Eventually he confesses this to his agent and wants to make things right by the real author (played by Jeremy Irons). The agent refuses saying that he will not allow Rory to drag his agency and its reputation down.
It’s the sad reality of the publishing world nowadays. To quote from the film:
“We all make choices in life. The hard thing is to live with them.”
What’s ironic is that according to some Swiss newspapers even the film “The Words” has been copied – the plot is similar to that of a 2004 novel Lila Lila by Martin Suter, made into the German film Lila Lila released in 2009 – which is about a young unsuccessful author who discovers an old manuscript and is pushed by his girlfriend into publishing it. He too becomes an overnight success but later is confronted by an old man who knows the real author. He then publishes a second book about how this all happened.
Brian Klugman and Lee Stemthal the writers of “The Words” claim they knew nothing of Suter, his work, or Lila. They had no idea. Weird or what?
In the latest publishing news, on the 16th of February 2018, The Guardian International published an article about James Dashner, author of the bestselling young adult Maze Runner books. The article states that Dashner, after being accused of sexual harassment, has been dropped by his US publisher Penguin Random House. Dashner is also working on his first adult novel, The Waking, which had been lined up to be published by one of Random House’s imprints. Dashner was later dropped by his agent too.

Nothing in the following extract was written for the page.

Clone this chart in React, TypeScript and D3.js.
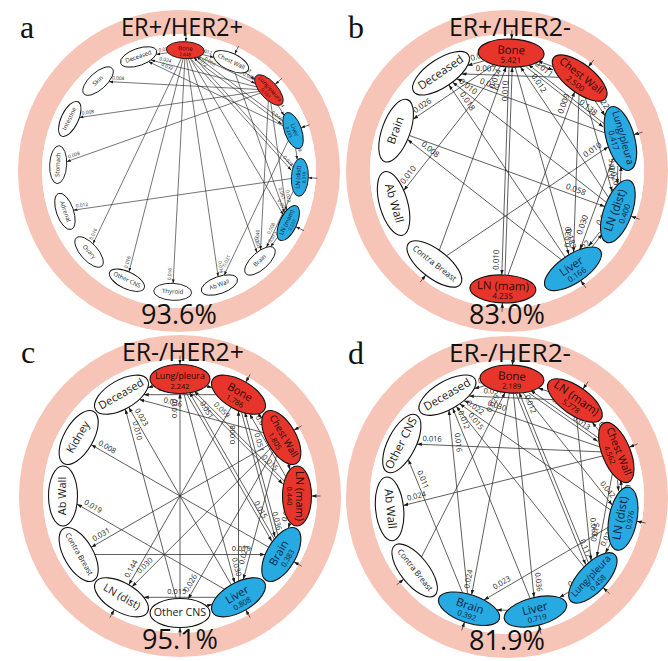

Next in line was “13 Reasons Why” author Jay Asher who had also been dropped by the Andrea Brown agency after accusations of sexual harassment.
Eleanor Roosevelt wrote:
“One’s philosophy is not best expressed in words, it’s expressed in the choices one makes. In the long run, we shape our lives and we shape ourselves. The process never ends until we die. And the choices we make are ultimately our responsibility.”